With my only source of information being them, she could count on it.

Chapter 5

Connor

The slight, short father-of-two drug dealer shook his head at me, his arms folded in an attempt at bravery. “I can’t tell you that.”

In the tiny residential car park behind his house, no streetlights revealed us to nosy neighbours. He had a lock-up garage, too small to fit any decent car but fine as a base for his less-than-legal operations. By day, Marcus worked as a rep for a pharmaceutical company, and by night, he put on his big boy pants and dwelt in the darkness with the rest of us.

It was him I bought my narcotics from, but so had the person who’d killed Natasha.

I angled my head. Slowly. Menacingly. “I’ll ask again. Who else in this city bought propofol from ye recently?”

He swallowed, his prominent Adam’s apple bobbing. “Would you trust me again if I gave up another customer’s details?”

“That buyer murdered a woman.”

“And you only need it for a good night’s sleep.”

My temper surged. Already, I was rattled by what had happened at Everly’s house, and the fact I’d gone running there in the first place. I was usually pretty chill, but an evening of headfucks left me in danger of losing it with the man I relied on for my supply.

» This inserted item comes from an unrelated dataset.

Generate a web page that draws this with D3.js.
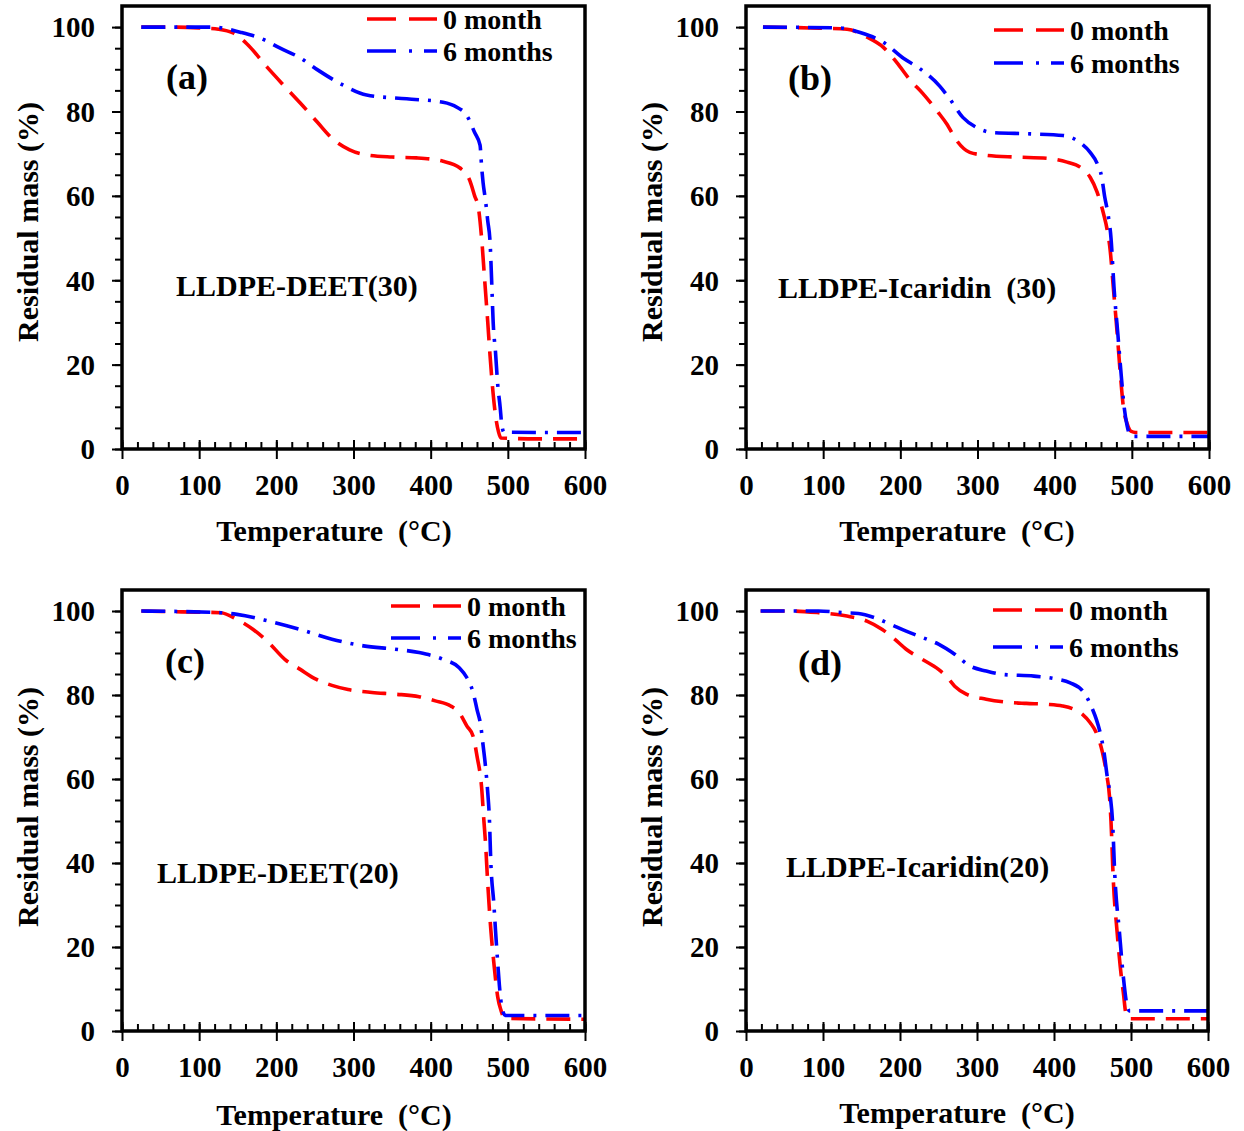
<!DOCTYPE html>
<html>
<head>
<meta charset="utf-8">
<script src="https://cdn.jsdelivr.net/npm/d3@7"></script>
<style>
  body { margin: 0; background: #fff; }
  svg text { font-family: "Liberation Serif", "Times New Roman", serif; font-weight: bold; fill: #000; }
</style>
</head>
<body>
<svg id="chart" width="1244" height="1131"></svg>
<script>
// series names and tick labels
const seriesNames = ["0 month", "6 months"];
const xTicks = [0, 100, 200, 300, 400, 500, 600];
const yTicks = [0, 20, 40, 60, 80, 100];

// [temperature (°C), residual mass (%)]
const deet30_0 = [[25,100],[60,100],[100,99.8],[125,99.5],[144,98.6],[162,96],[188,90.5],[209,86.3],[231,82],[253,77.5],[273,73.5],[295,70.9],[317,69.7],[350,69.2],[382,69],[416,68.2],[438,66.6],[451,63.5],[457,60],[462,57],[466,50],[470,40],[474,30],[477,22],[481,13],[484,8],[488,4],[491,2.6],[540,2.4],[600,2.4]];
const deet30_6 = [[25,100],[118,100],[153,98.8],[179,97.4],[205,95],[231,92.7],[254,89.8],[286,86.3],[317,83.9],[369,83],[416,82.2],[434,81],[447,79],[457,75],[464,72],[466,67],[468,63],[471,59],[474,54],[477,49],[479,40],[481,30],[484,23],[487,15],[490,10],[492,6],[495,4],[540,3.9],[600,3.9]];

const icar30_0 = [[22,100],[83,99.8],[131,99.5],[157,97.6],[178,95.2],[195,91.7],[213,87.4],[229,84.3],[249,79.8],[260,77.1],[273,73.1],[290,70.3],[312,69.6],[350,69.2],[390,68.9],[416,68],[433,66.8],[446,64.4],[455,60.9],[463,56],[468,52],[472,47],[476,38.3],[481,27.5],[485,18],[489,10],[494,6],[499,4.2],[505,3.9],[600,3.9]];
const icar30_6 = [[22,100],[120,99.8],[148,98.7],[178,96.4],[204,92.6],[225,90.2],[251,86],[264,83],[281,78.6],[299,76.2],[320,75],[368,74.7],[411,74.3],[433,72.6],[446,70.3],[455,67.7],[461,64.4],[465,59.6],[469,55.8],[473,50],[477,38],[482,27],[486,18],[490,10],[494,5.4],[498,3.2],[502,3],[600,3]];

const deet20_0 = [[25,100],[77,99.8],[128,99.6],[149,98],[170,95.6],[190,92.5],[211,88.5],[231,86.1],[252,83.7],[272,82.3],[293,81.3],[324,80.6],[354,80.2],[385,79.6],[406,78.6],[426,77.4],[437,75.8],[447,72.6],[455,70.2],[460,65.5],[466,58],[469,50],[471,45],[474,35],[478,24],[482,16],[487,8],[491,5],[496,3],[600,2.8]];
const deet20_6 = [[25,100],[128,99.6],[149,99.2],[190,97.6],[231,95.6],[272,93.3],[313,91.7],[354,90.9],[385,90.1],[416,88.5],[437,86.5],[447,84.1],[455,80.6],[460,76.6],[465,72.6],[468,67.9],[471,63.1],[474,56.7],[476,51],[478,40],[482,30],[484,24],[487,16],[489,11],[493,5],[497,3.7],[600,3.7]];

const icar20_0 = [[19,100],[58,100],[94,99.6],[131,98.8],[157,97.6],[177,95.6],[193,93.3],[208,90.9],[229,88.5],[250,86.1],[260,84.5],[271,82.1],[286,80.2],[312,79],[338,78.3],[364,78],[390,77.8],[411,77.4],[426,76.6],[437,75.4],[447,73.4],[455,71],[463,66.3],[468,61.5],[472,56],[474,50],[477,36],[482,23.5],[486,15.4],[490,9.2],[494,3.6],[498,2.9],[600,2.9]];
const icar20_6 = [[19,100],[94,100],[126,99.6],[146,99.4],[167,98.4],[188,96.8],[208,95.2],[229,93.7],[250,92.1],[271,89.7],[291,86.9],[312,85.7],[333,84.9],[374,84.5],[400,83.9],[421,82.9],[437,81],[444,79],[450,76.6],[455,74.2],[460,71],[465,66.3],[469,60.7],[473,56],[476,50],[479,37],[485,23.5],[490,13],[494,6.9],[498,4.8],[600,4.8]];

const colors = ["#ff0000", "#0000ff"];
const dashes = ["24,11", "24,9,3,9"];

// panel layout
const panels = [
  { left: 122, right: 585, top: 6, bottom: 449, label: "(a)", lx: 187, ly: 76, name: "LLDPE-DEET(30)", nx: 176, ny: 285,
    series: [deet30_0, deet30_6], legX: 245, legY: [13, 45], ytx: 27, yty: 222, xtx: 334, xty: 530 },
  { left: 746, right: 1209, top: 6, bottom: 449, label: "(b)", lx: 810, ly: 77, name: "LLDPE-Icaridin\u00a0\u00a0(30)", nx: 778, ny: 287,
    series: [icar30_0, icar30_6], legX: 248, legY: [24, 57], ytx: 651, yty: 222, xtx: 957, xty: 530 },
  { left: 122, right: 585, top: 590, bottom: 1031, label: "(c)", lx: 185, ly: 660, name: "LLDPE-DEET(20)", nx: 157, ny: 872,
    series: [deet20_0, deet20_6], legX: 269, legY: [16, 48], ytx: 27, yty: 807, xtx: 334, xty: 1114 },
  { left: 746, right: 1208, top: 590, bottom: 1031, label: "(d)", lx: 820, ly: 662, name: "LLDPE-Icaridin(20)", nx: 786, ny: 866,
    series: [icar20_0, icar20_6], legX: 247, legY: [20, 57], ytx: 651, yty: 807, xtx: 957, xty: 1112 }
];

const svg = d3.select("#chart");

panels.forEach(function(p) {
  const w = p.right - p.left, h = p.bottom - p.top;
  const x = d3.scaleLinear().domain([0, 600]).range([0, w]);
  const y = d3.scaleLinear().domain([0, 105]).range([h, 0]);

  const g = svg.append("g").attr("transform", "translate(" + p.left + "," + p.top + ")");

  // curves
  const line = d3.line()
    .x(function(d) { return x(d[0]); })
    .y(function(d) { return y(d[1]); })
    .curve(d3.curveMonotoneX);

  p.series.forEach(function(s, i) {
    g.append("path")
      .datum(s)
      .attr("d", line)
      .attr("fill", "none")
      .attr("stroke", colors[i])
      .attr("stroke-width", 3.6)
      .attr("stroke-dasharray", dashes[i]);
  });

  // y axis: major + minor ticks outside
  const yMinor = d3.range(0, 105, 5);
  g.append("g")
    .call(d3.axisLeft(y).tickValues(yMinor).tickSize(7).tickFormat(""))
    .call(function(a) { a.select(".domain").remove(); a.selectAll("line").attr("stroke-width", 2); });
  g.append("g")
    .call(d3.axisLeft(y).tickValues(yTicks).tickSize(10).tickPadding(17))
    .call(function(a) {
      a.select(".domain").remove();
      a.selectAll("line").attr("stroke-width", 2);
      a.selectAll("text").style("font-size", "29px").attr("dy", "0.34em");
    });

  // x axis: major crossing, minor inside
  const xMinor = d3.range(0, 620, 20);
  g.append("g")
    .attr("transform", "translate(0," + h + ")")
    .call(d3.axisTop(x).tickValues(xMinor).tickSize(7).tickFormat(""))
    .call(function(a) { a.select(".domain").remove(); a.selectAll("line").attr("stroke-width", 2); });
  g.append("g")
    .attr("transform", "translate(0," + h + ")")
    .call(d3.axisTop(x).tickValues(xTicks).tickSize(9).tickFormat(""))
    .call(function(a) { a.select(".domain").remove(); a.selectAll("line").attr("stroke-width", 2); });
  g.append("g")
    .attr("transform", "translate(0," + h + ")")
    .call(d3.axisBottom(x).tickValues(xTicks).tickSize(10).tickPadding(15))
    .call(function(a) {
      a.select(".domain").remove();
      a.selectAll("line").attr("stroke-width", 2);
      a.selectAll("text").style("font-size", "29px").attr("dy", "0.71em");
    });

  // frame
  g.append("rect")
    .attr("x", 0).attr("y", 0)
    .attr("width", w).attr("height", h)
    .attr("fill", "none")
    .attr("stroke", "#000")
    .attr("stroke-width", 3.5);

  // legend
  seriesNames.forEach(function(n, i) {
    g.append("line")
      .attr("x1", p.legX).attr("x2", p.legX + 70)
      .attr("y1", p.legY[i]).attr("y2", p.legY[i])
      .attr("stroke", colors[i])
      .attr("stroke-width", 3.6)
      .attr("stroke-dasharray", i === 0 ? "29,13" : "29,13,3,12");
    g.append("text")
      .attr("x", p.legX + 76).attr("y", p.legY[i])
      .attr("dy", "0.35em")
      .style("font-size", "28px")
      .text(n);
  });

  // panel letter and sample name
  svg.append("text")
    .attr("x", p.lx).attr("y", p.ly).attr("dy", "0.35em")
    .attr("text-anchor", "middle")
    .style("font-size", "36px")
    .text(p.label);
  svg.append("text")
    .attr("x", p.nx).attr("y", p.ny).attr("dy", "0.35em")
    .style("font-size", "30px")
    .text(p.name);

  // axis titles
  svg.append("text")
    .attr("transform", "translate(" + p.ytx + "," + p.yty + ") rotate(-90)")
    .attr("text-anchor", "middle")
    .attr("dy", "0.35em")
    .style("font-size", "30px")
    .text("Residual mass (%)");
  svg.append("text")
    .attr("x", p.xtx).attr("y", p.xty)
    .attr("text-anchor", "middle")
    .attr("dy", "0.35em")
    .style("font-size", "30px")
    .text("Temperature\u00a0\u00a0(\u00b0C)");
});
</script>
</body>
</html>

He didn’t give a shite what I did with the drug. Convincing him that my activities were somehow more noble than any other gangster was a lost cause. Which left me only my charming skills of menacing persuasion.

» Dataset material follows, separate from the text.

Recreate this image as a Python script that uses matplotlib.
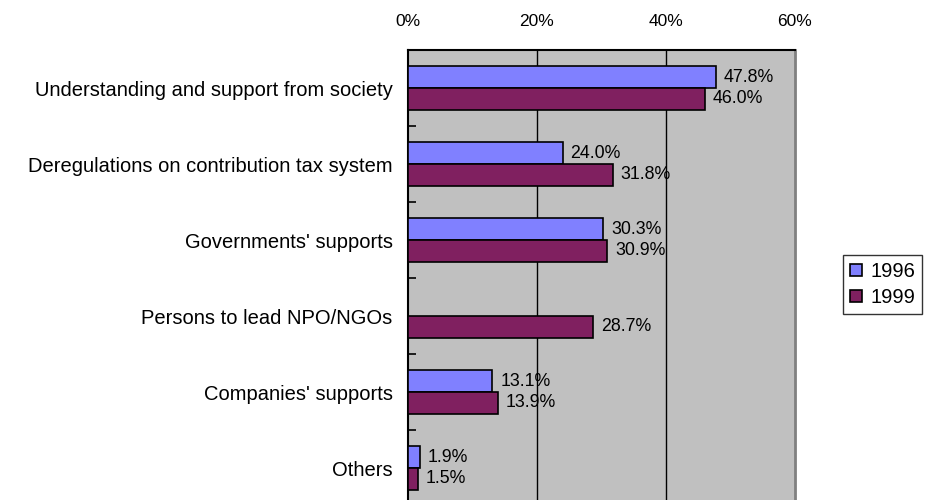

I moved in on him, forcing him back against the breezeblock wall of the garage. “How about a process of elimination. Have ye had a new buyer?”

He hesitated. I drew my hand to his throat. Pushed so my fingers scraped the rough surface of the wall either side of his slim neck and his pulse thrummed under my palm.

“N-no one new,” he choked out.

So the killer was already on Deadwater’s scene. I continued my gentle interrogation. “And ye supply both the Zombies and the Four Milers?”

He pressed his lips together but at my light squeeze gave a jerking nod, his cheeks flushing. We were getting somewhere.

“And just one person each in those gangs?”

Another nod, prompted by the tightening of my forearm muscles.

“Anyone else?”

This time, a refusal.

I wrapped it up, because I didn’t want to lose this man as my supplier as much as I had no real desire to terrorise him. “To confirm—the only people you’ve supplied that product to are me and those gangs, correct?”

A swift nod was my answer. I dropped my hold, and the dealer scrambled away, his hand at his throat.

“I never promised you exclusivity,” he spluttered.

“Did I ask ye to suck my dick?” Disgusted, I turned away and stalked back down the alley, my mind twisting over what I’d learned. The killer wasn’t some random, they were gang affiliated else they wouldn’t have been able to get hold of the drug from the contacts Marcus served. Then I frowned, because there were other sources. Hospitals used propofol for knocking out surgical patients. Their supplies were a lot more tightly controlled, though.

Either we had a rogue doctor or, more likely, someone in the city gangs was behind the murders. The bigger question was why.

I left the suburb where the dealer resided and took the road out to a leafier part of town, the houses getting bigger and the streets emptier. Everly’s neck of the woods. A glance at my car’s dash told me it was close to dawn, and I didn’t want to be sneaking around the mayor’s mansion in daylight or when any staff came in. Which meant a fast turnaround.

Parking up in the same spot as earlier, I curled my lip at the broken glass on the tarmac from where I’d tipped Riordan’s bike then repeated my steps to slink along the neighbours’ access path. On my first visit, I’d gone in hard and fast. This time, I was more cautious. The warning Genevieve’s brother gave played over in my mind. The Four Milers wanted Everly and they wouldn’t give up easily.

The big house was as silent as the grave. The back door had been closed, presumably by Riordan, but I took a different route. Directly up. At sixteen, I’d worked out how to use the drainpipe to scale the building and climb to the railed balcony of Everly’s room, evading her father whose bedroom was right across the hall.